Kieler Nachrichten 11. Juni 2009
Caulius und die Kieler Woche
Früher war bekanntlich alles besser. Dies gilt für den alteingesessenen Kieler erst recht für die Kieler Woche. Aus meinem Besuch aus dem Ruhrpot sprudelt es nur so vor Begeisterung am Abend nach Gang über Kiellinie, Internationaler Markt und Hörn mit Abstecher nach Schilksee. Doch ich wiegele mit ernster Miene ab. Da hätte er mal vor 10 oder besser 15 Jahren hier gewesen sein müssen. Da kamen die Backfisch-Rufe noch nicht vom Band. Es gab noch das RSH-Zelt und überhaupt war die Kiellinie noch eine richtige Spiellinie für Kinder und nicht so eine Fressmeile wie jetzt. Überall nur Kommerz. Und die Preise waren auch viel günstiger.
Mein Freund sah mich mit traurigen Augen an, seinen Fehler in der Einschätzung dieses größten Volksfestes Nordeuropas sofort eingestehend. Er nahm mich in den Arm, als wollte er mich trösten in Anbetracht dieses großen Verlustes, den wir Kieler mit den Jahren erfahren mussten. Hemmungslos ließen wir unseren Gefühlen freien Lauf, erste Tränen flossen.
Eigentlich nur zur Beruhigung der Lage erklärte ich schluchzend, dass natürlich auch nicht alles schlechter geworden sei. Die Kinder hätten jetzt schließlich die ganze Krusenkoppel für sich allein und müssten sich nicht mehr über zerbrochene Bierflaschen ärgern.
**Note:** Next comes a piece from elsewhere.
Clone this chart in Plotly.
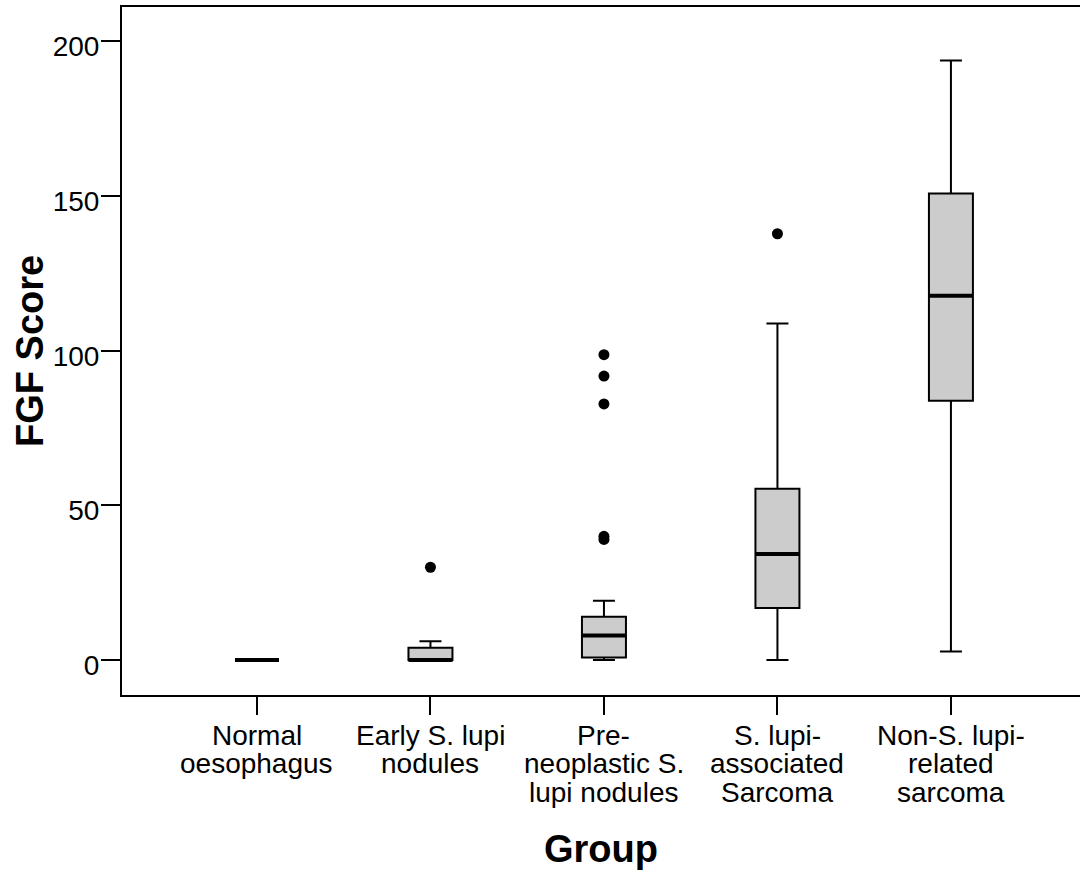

Dass jetzt die Hörn in das Festprogramm einbezogen sei, hätte mit den vielen Traditionsseglern und den kurzen Wegen über Hörnbrücke und Hörncampus auch seinen Reiz. Sogar der Bootshafen habe sich dank Umbau und Sponsoring mit Bühne und Opti-Segeln zu einer netten Örtlichkeit zum Verweilen gewandelt. Und dann erst die Heißluftballons auf dem Nordmarksportfeld mit ihrem nahezu allabendlichen Night-Glow. Romatik pur und ein echtes Highlight für lau.
Unsere Tränen trockneten schnell, je heißblütiger ich von der aktuellen Kieler Woche vorschwärmte. Ich ließ mich sogar zu der Behauptung hinreißen, dass die Preise vielleicht doch nicht so stark gestiegen seien und Schwenkgrills sowie Crêpe-Stände schon immer am Wegesrand gestanden hätten. Das gehöre schließlich dazu. Man hat ja auch mal Hunger. Sogar das Musikzelt sei jetzt wieder da. Überhaupt sei die Kieler Woche doch eine Segelveranstaltung und daran habe sich so rein gar nichts geändert. Man müsse nur mal auf das Wasser schauen.
Ich wurde regelrecht wütend. Was meinem Freund „aus dem Pott“ überhaupt einfiele. Solle er mir doch auch nur eine einzige Veranstaltung bei denen nennen, wo mitten in der Stadt kostenlos international bekannte Bands auf mehreren Bühnen besucht werden können. Von wegen Rock am Ring, im Park oder vor der Würstchenbude. Das hier ist Rock, Jazz, Klassik und Schlager am Meer. Und dass hier zur Kieler Woche auch mal Regen fällt, das ist kein schlechtes Wetter, das ist Tradition. Genau!
Solche Gäste hat Caulius gern. Sich bei einem in der tollsten Woche des Jahres einquartieren, Tage voller kulinarischer, sportlicher, musikalischer, klimatischer und romatischer Höhepunkte genießen und dann auch noch meckern. Soll er doch nächstes Jahr zum Oktoberfest fahren. Da gibt es auch Schwenkgrills. Nur soll er dann bitte nicht im nächsten Jahr angekrochen kommen, wenn das einzige Schiff dort die Schiffsschaukel auf der Theresienwiese gewesen ist. Was erwarten die Leute denn?